Senate Enrolled Act 4, legislation passed by the 2023 Indiana General Assembly, provides Health First funding starting in 2024 so counties can determine the health needs of their communities and implement evidence-based programs focused on prevention.
Counties decide whether to opt-in to the new funding and to provide the core public health services, including trauma and injury prevention, chronic disease prevention, maternal and child health and more.
The goal is to ensure that every Hoosier has access to the core public health services that allow them to achieve their optimal health and well-being. Good health is the foundation of our ability to thrive, from schools to the economy.
Around the State
Indiana has 95 local health departments across the state focused on improving Hoosier health and safety.
Here are a few ways public health is working to meet the needs of their communities:
This summer the Noble County Health Department held a bike safety event for kids in Kendallville. Children who came to the event received a goodie bag with healthy snacks and information about area agencies, a free bike helmet fitted by a certified specialist, and a short bike safety lesson.

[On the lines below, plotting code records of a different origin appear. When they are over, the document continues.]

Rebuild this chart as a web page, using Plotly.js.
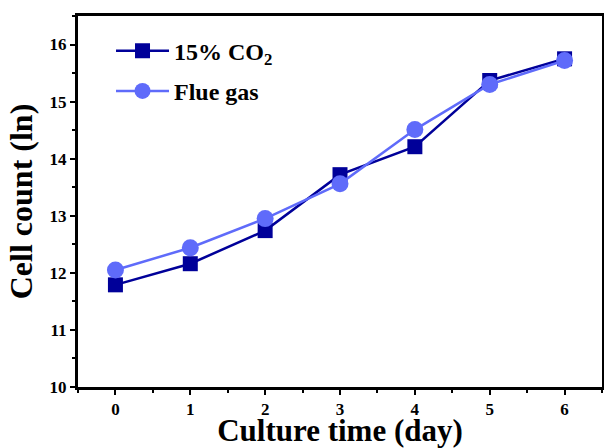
<!DOCTYPE html>
<html>
<head>
<meta charset="utf-8">
<script src="https://cdn.plot.ly/plotly-3.0.1.min.js"></script>
<style>html,body{margin:0;padding:0;background:#fff;}#chart{width:604px;height:448px;}</style>
</head>
<body>
<div id="chart"></div>
<script>
const days = [0, 1, 2, 3, 4, 5, 6];
const co2Values = [11.79, 12.16, 12.74, 13.72, 14.21, 15.37, 15.75];
const flueValues = [12.05, 12.44, 12.95, 13.56, 14.51, 15.30, 15.72];
const seriesNames = ['15% CO<sub>2</sub>', 'Flue gas'];

const fontFam = '"Liberation Serif", "Times New Roman", serif';

const traces = [
  {
    x: days, y: co2Values, name: seriesNames[0], type: 'scatter', mode: 'lines+markers',
    legendgroup: 'a',
    line: {color: '#000099', width: 2.5},
    marker: {symbol: 'square', size: 15, color: '#000099'}
  },
  {
    x: days, y: flueValues, name: seriesNames[1], type: 'scatter', mode: 'lines+markers',
    legendgroup: 'b',
    line: {color: '#5F6BFA', width: 2.5},
    marker: {symbol: 'circle', size: 17, color: '#5F6BFA'}
  }
];

const axisCommon = {
  showline: true, mirror: true, linecolor: '#000', linewidth: 3,
  ticks: 'outside', ticklen: 5, tickwidth: 2, tickcolor: '#000',
  showgrid: false, zeroline: false,
  tickfont: {family: fontFam, size: 17, color: '#000', weight: 'bold'}
};

const layout = {
  width: 604, height: 448,
  margin: {l: 78, r: 2, t: 16, b: 61},
  paper_bgcolor: '#fff', plot_bgcolor: '#fff',
  showlegend: true,
  legend: {
    x: 0.063, y: 0.966, xanchor: 'left', yanchor: 'top',
    bgcolor: 'rgba(0,0,0,0)',
    font: {family: fontFam, size: 24, color: '#000', weight: 'bold'},
    itemwidth: 53,
    tracegroupgap: 6
  },
  xaxis: Object.assign({}, axisCommon, {
    range: [-0.5, 6.5], tickvals: days, ticktext: days.map(String),
    minor: {ticks: 'outside', ticklen: 3, tickwidth: 2, tickcolor: '#000', dtick: 0.5, tick0: 0.5},
    title: {text: 'Culture time (day)', standoff: 4,
      font: {family: fontFam, size: 31, color: '#000', weight: 'bold'}}
  }),
  yaxis: Object.assign({}, axisCommon, {
    range: [10, 16.5], dtick: 1, tick0: 10,
    minor: {ticks: 'outside', ticklen: 3, tickwidth: 2, tickcolor: '#000', dtick: 0.5},
    title: {text: 'Cell count (ln)', standoff: 8,
      font: {family: fontFam, size: 32, color: '#000', weight: 'bold'}}
  })
};

Plotly.newPlot('chart', traces, layout, {displayModeBar: false, staticPlot: true});
</script>
</body>
</html>
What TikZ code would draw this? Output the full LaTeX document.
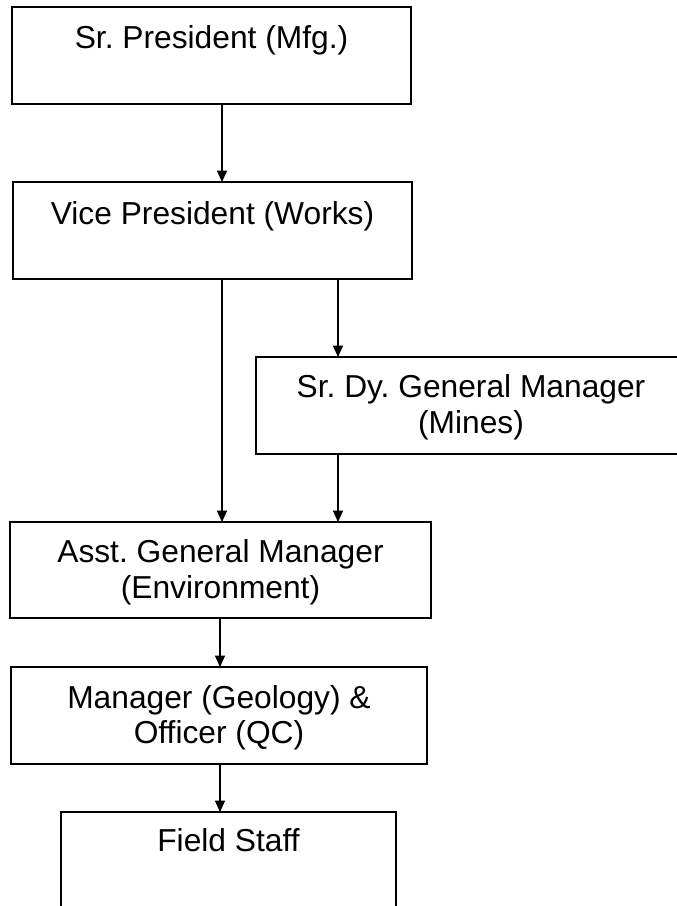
\documentclass[tikz,border=0pt]{standalone}
\usepackage{fontspec}
\setmainfont{Liberation Sans}
\usetikzlibrary{arrows.meta,calc}
\frenchspacing
\begin{document}
\begin{tikzpicture}[x=0.75pt,y=-0.75pt,
  box/.style={draw=black,line width=1.2pt,rectangle,inner sep=0pt,outer sep=0pt,minimum height=72.75pt},
  lbl/.style={font=\fontsize{23.8pt}{27pt}\selectfont,anchor=base,inner sep=0pt},
  conn/.style={draw=black,line width=0.9pt,-{Triangle[length=8.5pt,width=7.5pt]}}]
\useasboundingbox (0,0) rectangle (677,906);
% boxes
\node[box,minimum width=299.25pt] (b1) at (211.5,55.5) {};
\node[box,minimum width=299.25pt] (b2) at (212.5,230.5) {};
\node[box,minimum width=322.5pt] (b3) at (471,405.5) {};
\node[box,minimum width=315.75pt,minimum height=72pt] (b4) at (220.5,570) {};
\node[box,minimum width=312pt] (b5) at (219,715.5) {};
\node[box,minimum width=251.25pt] (b6) at (228.5,860.5) {};
% labels
\node[lbl] (t1) at ($(b1.north)+(0,42)$) {Sr. President (Mfg.)};
\node[lbl] (t2) at ($(b2.north)+(0,42)$) {Vice President (Works)};
\node[lbl] (t3a) at ($(b3.north)+(0,40)$) {Sr. Dy. General Manager};
\node[lbl] (t3b) at ($(b3.north)+(0,76)$) {(Mines)};
\node[lbl] (t4a) at ($(b4.north)+(0,40)$) {Asst. General Manager};
\node[lbl] (t4b) at ($(b4.north)+(0,76)$) {(Environment)};
\node[lbl] (t5a) at ($(b5.north)+(0,41)$) {Manager (Geology) \&};
\node[lbl] (t5b) at ($(b5.north)+(0,76)$) {Officer (QC)};
\node[lbl] (t6) at ($(b6.north)+(0,39)$) {Field Staff};
% connector columns
\coordinate (xa) at (222,0);
\coordinate (xb) at (338,0);
\coordinate (xc) at (220,0);
% connectors
\draw[conn] (b1.south -| xa) -- (b2.north -| xa);
\draw[conn] (b2.south -| xa) -- (b4.north -| xa);
\draw[conn] (b2.south -| xb) -- (b3.north -| xb);
\draw[conn] (b3.south -| xb) -- (b4.north -| xb);
\draw[conn] (b4.south -| xc) -- (b5.north -| xc);
\draw[conn] (b5.south -| xc) -- (b6.north -| xc);
\end{tikzpicture}
\end{document}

It was a beautiful evening for a bike ride and a wonderful opportunity to collaborate with so many of our community partners to provide safety and prevention activity for our community. The event was a collaboration with Parkview Health Systems, The Cole Center Family YMCA, Activate Noble County and Noble Trails.
The Elkhart County Health Department provided free vaccinations, health screenings, and other resources at NIHHC’s back-to-school health fair Aug. 11, at a local school. More than 400 people attended the community health fair. All health care services and resources were offered free with no appointment or doctor’s referral necessary. More than 330 total vaccinations were administered; 70% were for children, and 30% for adults. Health screenings included cholesterol, glucose, A1C screenings, blood pressure, BMI, and waist circumference. Over 170 people received health exams.
The event was a partnership with the Northern Indiana Hispanic Health Coalition (NIHHC), in partnership with the Indiana Department of Health, Child Care and Development Fund, Elkhart Community Schools and MDwise.
The Bartholomew County Health Department created a student backpack that shows parents and caregivers how potential risks can be hidden in a student's backpack. There are 19 tobacco products or containers in the demonstration backpack. Many parents and other adults are surprised by how easy it is for children to hide and maintain access to dangerous substances. The backpacks are used during health fairs and presentations to adult audiences. The backpacks alert parents and caregivers to signs and signals that their youth may be using prescription drugs inappropriately.
Several indicators for young adults continue to be a source of concern. Recent data released from the Substance Abuse and Mental Health Services Administration has cited these most recent findings: Frequent marijuana use in 12-17 year olds and young adults (18-25 year olds) appears to be associated with opioid use, heavy alcohol use and depressive disorder.